WHAT THE TASK ASKS
Repeat the listing word for word. No pictures belong in the copy.
* Begin DATASET RECORDS *
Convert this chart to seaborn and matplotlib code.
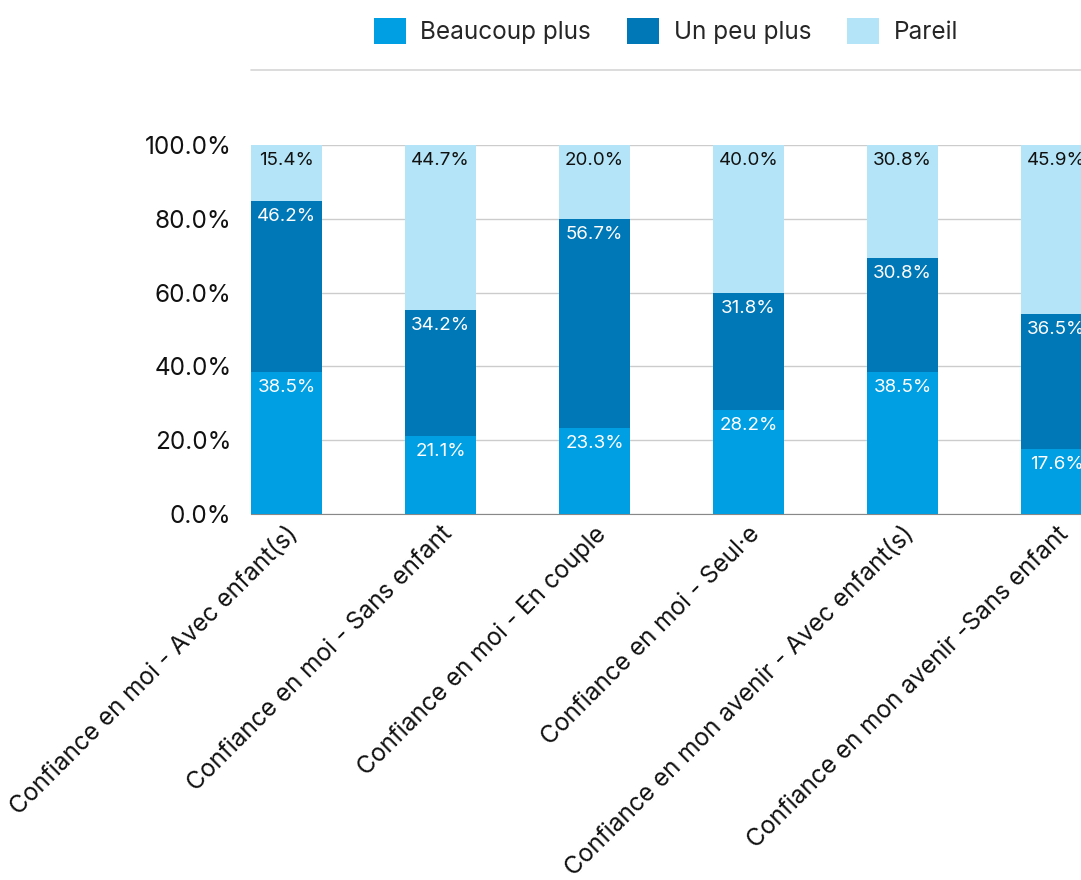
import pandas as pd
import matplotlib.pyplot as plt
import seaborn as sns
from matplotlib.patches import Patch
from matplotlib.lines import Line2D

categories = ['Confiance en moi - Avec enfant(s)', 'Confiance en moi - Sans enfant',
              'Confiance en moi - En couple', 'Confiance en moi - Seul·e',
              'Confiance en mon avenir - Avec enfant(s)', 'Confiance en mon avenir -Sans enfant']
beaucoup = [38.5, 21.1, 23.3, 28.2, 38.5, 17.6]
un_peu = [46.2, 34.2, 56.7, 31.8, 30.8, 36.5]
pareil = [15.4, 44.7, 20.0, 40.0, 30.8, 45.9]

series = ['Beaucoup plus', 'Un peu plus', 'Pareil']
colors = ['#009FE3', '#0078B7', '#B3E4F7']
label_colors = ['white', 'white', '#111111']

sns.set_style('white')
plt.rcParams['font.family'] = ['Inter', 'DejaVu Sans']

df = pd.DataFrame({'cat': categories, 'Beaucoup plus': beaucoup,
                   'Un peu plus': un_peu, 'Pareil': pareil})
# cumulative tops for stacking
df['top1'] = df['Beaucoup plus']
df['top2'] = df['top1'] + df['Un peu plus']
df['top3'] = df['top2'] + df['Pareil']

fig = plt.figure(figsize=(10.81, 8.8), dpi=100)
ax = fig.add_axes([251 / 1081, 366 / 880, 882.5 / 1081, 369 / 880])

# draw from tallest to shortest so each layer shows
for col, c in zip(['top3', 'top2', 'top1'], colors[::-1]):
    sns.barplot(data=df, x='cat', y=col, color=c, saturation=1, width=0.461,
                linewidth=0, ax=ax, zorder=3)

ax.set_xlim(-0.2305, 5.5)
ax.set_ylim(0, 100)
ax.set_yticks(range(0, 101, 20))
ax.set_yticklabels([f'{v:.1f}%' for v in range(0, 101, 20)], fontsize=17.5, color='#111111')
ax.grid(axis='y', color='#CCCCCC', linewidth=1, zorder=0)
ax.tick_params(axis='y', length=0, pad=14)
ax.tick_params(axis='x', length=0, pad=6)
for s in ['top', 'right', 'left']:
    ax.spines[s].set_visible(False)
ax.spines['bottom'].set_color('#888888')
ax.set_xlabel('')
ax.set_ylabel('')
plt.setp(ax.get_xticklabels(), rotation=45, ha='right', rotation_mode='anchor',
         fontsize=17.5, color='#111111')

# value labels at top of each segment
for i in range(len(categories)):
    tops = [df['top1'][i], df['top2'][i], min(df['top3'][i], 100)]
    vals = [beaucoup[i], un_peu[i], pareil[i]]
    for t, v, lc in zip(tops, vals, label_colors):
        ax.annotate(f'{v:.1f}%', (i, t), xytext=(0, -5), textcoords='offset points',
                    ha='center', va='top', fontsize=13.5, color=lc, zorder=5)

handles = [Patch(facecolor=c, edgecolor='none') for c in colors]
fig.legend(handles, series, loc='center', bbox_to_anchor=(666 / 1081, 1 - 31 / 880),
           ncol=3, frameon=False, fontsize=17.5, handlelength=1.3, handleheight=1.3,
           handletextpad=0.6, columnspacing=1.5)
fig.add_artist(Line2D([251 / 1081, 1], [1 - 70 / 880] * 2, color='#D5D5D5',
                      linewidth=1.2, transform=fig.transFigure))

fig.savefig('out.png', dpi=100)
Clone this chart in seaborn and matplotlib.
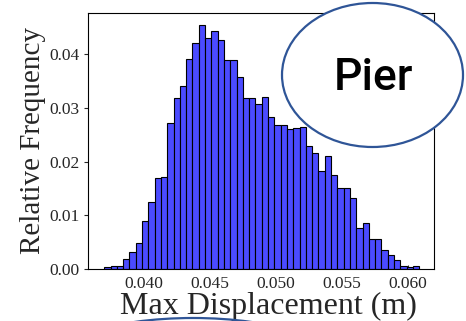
* End DATASET RECORDS *
SOLUTION TO THE PROBLEM
Convert this chart to seaborn and matplotlib code.
import pandas as pd
import matplotlib.pyplot as plt
import seaborn as sns
from matplotlib.patches import Patch
from matplotlib.lines import Line2D

categories = ['Confiance en moi - Avec enfant(s)', 'Confiance en moi - Sans enfant',
              'Confiance en moi - En couple', 'Confiance en moi - Seul·e',
              'Confiance en mon avenir - Avec enfant(s)', 'Confiance en mon avenir -Sans enfant']
beaucoup = [38.5, 21.1, 23.3, 28.2, 38.5, 17.6]
un_peu = [46.2, 34.2, 56.7, 31.8, 30.8, 36.5]
pareil = [15.4, 44.7, 20.0, 40.0, 30.8, 45.9]

series = ['Beaucoup plus', 'Un peu plus', 'Pareil']
colors = ['#009FE3', '#0078B7', '#B3E4F7']
label_colors = ['white', 'white', '#111111']

sns.set_style('white')
plt.rcParams['font.family'] = ['Inter', 'DejaVu Sans']

df = pd.DataFrame({'cat': categories, 'Beaucoup plus': beaucoup,
                   'Un peu plus': un_peu, 'Pareil': pareil})
# cumulative tops for stacking
df['top1'] = df['Beaucoup plus']
df['top2'] = df['top1'] + df['Un peu plus']
df['top3'] = df['top2'] + df['Pareil']

fig = plt.figure(figsize=(10.81, 8.8), dpi=100)
ax = fig.add_axes([251 / 1081, 366 / 880, 882.5 / 1081, 369 / 880])

# draw from tallest to shortest so each layer shows
for col, c in zip(['top3', 'top2', 'top1'], colors[::-1]):
    sns.barplot(data=df, x='cat', y=col, color=c, saturation=1, width=0.461,
                linewidth=0, ax=ax, zorder=3)

ax.set_xlim(-0.2305, 5.5)
ax.set_ylim(0, 100)
ax.set_yticks(range(0, 101, 20))
ax.set_yticklabels([f'{v:.1f}%' for v in range(0, 101, 20)], fontsize=17.5, color='#111111')
ax.grid(axis='y', color='#CCCCCC', linewidth=1, zorder=0)
ax.tick_params(axis='y', length=0, pad=14)
ax.tick_params(axis='x', length=0, pad=6)
for s in ['top', 'right', 'left']:
    ax.spines[s].set_visible(False)
ax.spines['bottom'].set_color('#888888')
ax.set_xlabel('')
ax.set_ylabel('')
plt.setp(ax.get_xticklabels(), rotation=45, ha='right', rotation_mode='anchor',
         fontsize=17.5, color='#111111')

# value labels at top of each segment
for i in range(len(categories)):
    tops = [df['top1'][i], df['top2'][i], min(df['top3'][i], 100)]
    vals = [beaucoup[i], un_peu[i], pareil[i]]
    for t, v, lc in zip(tops, vals, label_colors):
        ax.annotate(f'{v:.1f}%', (i, t), xytext=(0, -5), textcoords='offset points',
                    ha='center', va='top', fontsize=13.5, color=lc, zorder=5)

handles = [Patch(facecolor=c, edgecolor='none') for c in colors]
fig.legend(handles, series, loc='center', bbox_to_anchor=(666 / 1081, 1 - 31 / 880),
           ncol=3, frameon=False, fontsize=17.5, handlelength=1.3, handleheight=1.3,
           handletextpad=0.6, columnspacing=1.5)
fig.add_artist(Line2D([251 / 1081, 1], [1 - 70 / 880] * 2, color='#D5D5D5',
                      linewidth=1.2, transform=fig.transFigure))

fig.savefig('out.png', dpi=100)
Clone this chart in seaborn and matplotlib.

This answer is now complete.